-- Problem requirements --
Write the data below out exactly as it stands. Do not include the pictures.
-- Collected material start --
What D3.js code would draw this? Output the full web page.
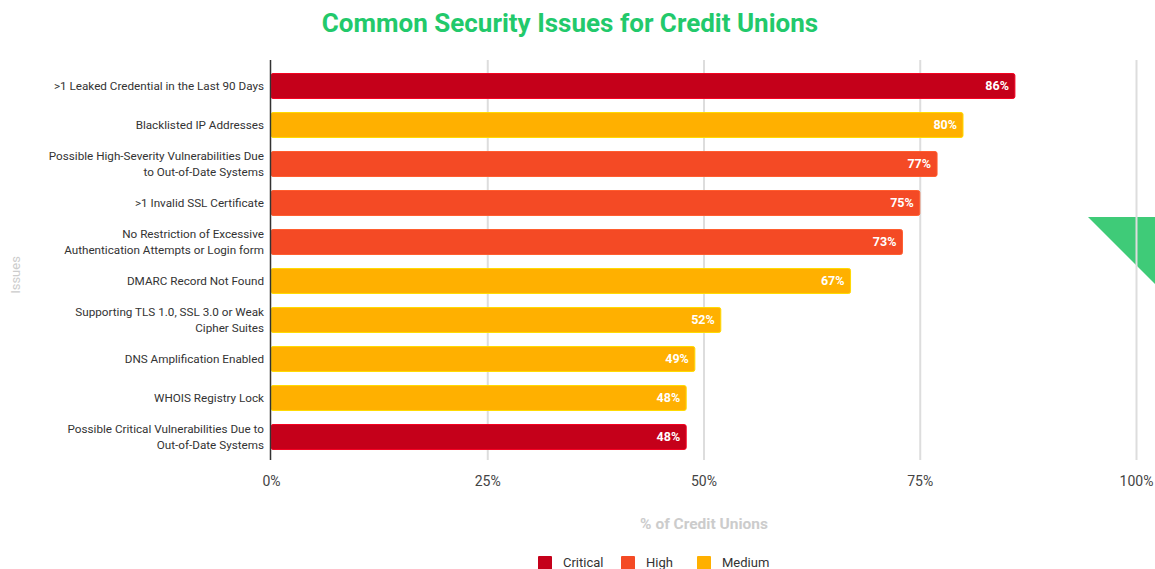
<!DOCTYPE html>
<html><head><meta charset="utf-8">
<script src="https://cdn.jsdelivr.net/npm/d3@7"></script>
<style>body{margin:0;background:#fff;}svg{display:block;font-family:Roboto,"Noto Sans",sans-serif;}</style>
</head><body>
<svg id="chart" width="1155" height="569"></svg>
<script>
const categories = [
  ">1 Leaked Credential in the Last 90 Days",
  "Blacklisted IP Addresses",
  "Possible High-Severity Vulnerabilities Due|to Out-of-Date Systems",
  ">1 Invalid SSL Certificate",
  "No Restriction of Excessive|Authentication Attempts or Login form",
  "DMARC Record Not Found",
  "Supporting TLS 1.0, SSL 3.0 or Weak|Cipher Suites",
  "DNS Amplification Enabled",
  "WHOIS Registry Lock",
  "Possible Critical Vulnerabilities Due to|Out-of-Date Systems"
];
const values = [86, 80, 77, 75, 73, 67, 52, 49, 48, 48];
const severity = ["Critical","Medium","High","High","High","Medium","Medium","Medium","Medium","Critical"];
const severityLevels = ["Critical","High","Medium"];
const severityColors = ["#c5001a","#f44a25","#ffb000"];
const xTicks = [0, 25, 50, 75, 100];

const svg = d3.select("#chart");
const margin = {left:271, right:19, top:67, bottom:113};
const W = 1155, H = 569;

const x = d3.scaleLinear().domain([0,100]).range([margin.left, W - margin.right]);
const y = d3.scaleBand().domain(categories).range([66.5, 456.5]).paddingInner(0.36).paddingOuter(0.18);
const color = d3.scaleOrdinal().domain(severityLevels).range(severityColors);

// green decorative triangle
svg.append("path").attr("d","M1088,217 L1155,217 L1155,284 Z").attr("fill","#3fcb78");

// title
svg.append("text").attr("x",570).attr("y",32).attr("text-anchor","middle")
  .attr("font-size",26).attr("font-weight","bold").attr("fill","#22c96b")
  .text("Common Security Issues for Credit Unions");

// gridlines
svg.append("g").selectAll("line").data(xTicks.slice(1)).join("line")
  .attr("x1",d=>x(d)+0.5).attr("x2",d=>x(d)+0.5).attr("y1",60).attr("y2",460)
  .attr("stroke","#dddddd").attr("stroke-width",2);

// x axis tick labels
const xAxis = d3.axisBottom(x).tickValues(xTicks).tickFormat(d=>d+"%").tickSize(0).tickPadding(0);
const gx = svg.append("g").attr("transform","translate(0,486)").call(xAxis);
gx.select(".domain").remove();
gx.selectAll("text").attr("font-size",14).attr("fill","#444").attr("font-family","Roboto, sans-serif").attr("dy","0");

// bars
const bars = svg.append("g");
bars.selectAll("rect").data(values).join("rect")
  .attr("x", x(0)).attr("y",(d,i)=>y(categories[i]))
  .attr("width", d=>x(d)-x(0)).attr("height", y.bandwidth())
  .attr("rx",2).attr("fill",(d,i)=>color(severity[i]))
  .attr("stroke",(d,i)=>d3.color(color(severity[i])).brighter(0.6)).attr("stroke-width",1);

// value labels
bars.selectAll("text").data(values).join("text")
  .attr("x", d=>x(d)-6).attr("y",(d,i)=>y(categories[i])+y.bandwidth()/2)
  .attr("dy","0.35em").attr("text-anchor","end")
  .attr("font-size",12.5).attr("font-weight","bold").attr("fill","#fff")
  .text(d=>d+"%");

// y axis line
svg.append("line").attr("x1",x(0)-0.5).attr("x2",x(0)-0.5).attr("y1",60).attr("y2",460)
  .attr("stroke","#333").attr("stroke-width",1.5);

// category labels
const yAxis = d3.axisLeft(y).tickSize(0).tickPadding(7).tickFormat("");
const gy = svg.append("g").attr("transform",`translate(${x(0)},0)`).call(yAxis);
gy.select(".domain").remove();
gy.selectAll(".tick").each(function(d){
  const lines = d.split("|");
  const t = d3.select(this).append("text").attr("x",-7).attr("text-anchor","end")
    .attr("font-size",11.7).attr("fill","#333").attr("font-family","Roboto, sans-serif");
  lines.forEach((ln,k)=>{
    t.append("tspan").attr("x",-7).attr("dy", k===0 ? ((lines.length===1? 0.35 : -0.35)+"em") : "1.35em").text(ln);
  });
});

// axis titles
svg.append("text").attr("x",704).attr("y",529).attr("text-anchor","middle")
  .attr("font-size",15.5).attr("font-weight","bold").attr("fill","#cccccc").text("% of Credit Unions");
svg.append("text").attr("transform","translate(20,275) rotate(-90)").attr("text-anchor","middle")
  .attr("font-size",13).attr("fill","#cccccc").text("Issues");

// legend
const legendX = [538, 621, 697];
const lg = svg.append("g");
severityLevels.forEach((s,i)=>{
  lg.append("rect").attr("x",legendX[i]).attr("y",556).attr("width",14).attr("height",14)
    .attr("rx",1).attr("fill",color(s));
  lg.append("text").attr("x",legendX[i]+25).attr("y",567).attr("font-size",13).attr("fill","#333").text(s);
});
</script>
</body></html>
-- Collected material end --
-- Result for this exercise --
What D3.js code would draw this? Output the full web page.
<!DOCTYPE html>
<html><head><meta charset="utf-8">
<script src="https://cdn.jsdelivr.net/npm/d3@7"></script>
<style>body{margin:0;background:#fff;}svg{display:block;font-family:Roboto,"Noto Sans",sans-serif;}</style>
</head><body>
<svg id="chart" width="1155" height="569"></svg>
<script>
const categories = [
  ">1 Leaked Credential in the Last 90 Days",
  "Blacklisted IP Addresses",
  "Possible High-Severity Vulnerabilities Due|to Out-of-Date Systems",
  ">1 Invalid SSL Certificate",
  "No Restriction of Excessive|Authentication Attempts or Login form",
  "DMARC Record Not Found",
  "Supporting TLS 1.0, SSL 3.0 or Weak|Cipher Suites",
  "DNS Amplification Enabled",
  "WHOIS Registry Lock",
  "Possible Critical Vulnerabilities Due to|Out-of-Date Systems"
];
const values = [86, 80, 77, 75, 73, 67, 52, 49, 48, 48];
const severity = ["Critical","Medium","High","High","High","Medium","Medium","Medium","Medium","Critical"];
const severityLevels = ["Critical","High","Medium"];
const severityColors = ["#c5001a","#f44a25","#ffb000"];
const xTicks = [0, 25, 50, 75, 100];

const svg = d3.select("#chart");
const margin = {left:271, right:19, top:67, bottom:113};
const W = 1155, H = 569;

const x = d3.scaleLinear().domain([0,100]).range([margin.left, W - margin.right]);
const y = d3.scaleBand().domain(categories).range([66.5, 456.5]).paddingInner(0.36).paddingOuter(0.18);
const color = d3.scaleOrdinal().domain(severityLevels).range(severityColors);

// green decorative triangle
svg.append("path").attr("d","M1088,217 L1155,217 L1155,284 Z").attr("fill","#3fcb78");

// title
svg.append("text").attr("x",570).attr("y",32).attr("text-anchor","middle")
  .attr("font-size",26).attr("font-weight","bold").attr("fill","#22c96b")
  .text("Common Security Issues for Credit Unions");

// gridlines
svg.append("g").selectAll("line").data(xTicks.slice(1)).join("line")
  .attr("x1",d=>x(d)+0.5).attr("x2",d=>x(d)+0.5).attr("y1",60).attr("y2",460)
  .attr("stroke","#dddddd").attr("stroke-width",2);

// x axis tick labels
const xAxis = d3.axisBottom(x).tickValues(xTicks).tickFormat(d=>d+"%").tickSize(0).tickPadding(0);
const gx = svg.append("g").attr("transform","translate(0,486)").call(xAxis);
gx.select(".domain").remove();
gx.selectAll("text").attr("font-size",14).attr("fill","#444").attr("font-family","Roboto, sans-serif").attr("dy","0");

// bars
const bars = svg.append("g");
bars.selectAll("rect").data(values).join("rect")
  .attr("x", x(0)).attr("y",(d,i)=>y(categories[i]))
  .attr("width", d=>x(d)-x(0)).attr("height", y.bandwidth())
  .attr("rx",2).attr("fill",(d,i)=>color(severity[i]))
  .attr("stroke",(d,i)=>d3.color(color(severity[i])).brighter(0.6)).attr("stroke-width",1);

// value labels
bars.selectAll("text").data(values).join("text")
  .attr("x", d=>x(d)-6).attr("y",(d,i)=>y(categories[i])+y.bandwidth()/2)
  .attr("dy","0.35em").attr("text-anchor","end")
  .attr("font-size",12.5).attr("font-weight","bold").attr("fill","#fff")
  .text(d=>d+"%");

// y axis line
svg.append("line").attr("x1",x(0)-0.5).attr("x2",x(0)-0.5).attr("y1",60).attr("y2",460)
  .attr("stroke","#333").attr("stroke-width",1.5);

// category labels
const yAxis = d3.axisLeft(y).tickSize(0).tickPadding(7).tickFormat("");
const gy = svg.append("g").attr("transform",`translate(${x(0)},0)`).call(yAxis);
gy.select(".domain").remove();
gy.selectAll(".tick").each(function(d){
  const lines = d.split("|");
  const t = d3.select(this).append("text").attr("x",-7).attr("text-anchor","end")
    .attr("font-size",11.7).attr("fill","#333").attr("font-family","Roboto, sans-serif");
  lines.forEach((ln,k)=>{
    t.append("tspan").attr("x",-7).attr("dy", k===0 ? ((lines.length===1? 0.35 : -0.35)+"em") : "1.35em").text(ln);
  });
});

// axis titles
svg.append("text").attr("x",704).attr("y",529).attr("text-anchor","middle")
  .attr("font-size",15.5).attr("font-weight","bold").attr("fill","#cccccc").text("% of Credit Unions");
svg.append("text").attr("transform","translate(20,275) rotate(-90)").attr("text-anchor","middle")
  .attr("font-size",13).attr("fill","#cccccc").text("Issues");

// legend
const legendX = [538, 621, 697];
const lg = svg.append("g");
severityLevels.forEach((s,i)=>{
  lg.append("rect").attr("x",legendX[i]).attr("y",556).attr("width",14).attr("height",14)
    .attr("rx",1).attr("fill",color(s));
  lg.append("text").attr("x",legendX[i]+25).attr("y",567).attr("font-size",13).attr("fill","#333").text(s);
});
</script>
</body></html>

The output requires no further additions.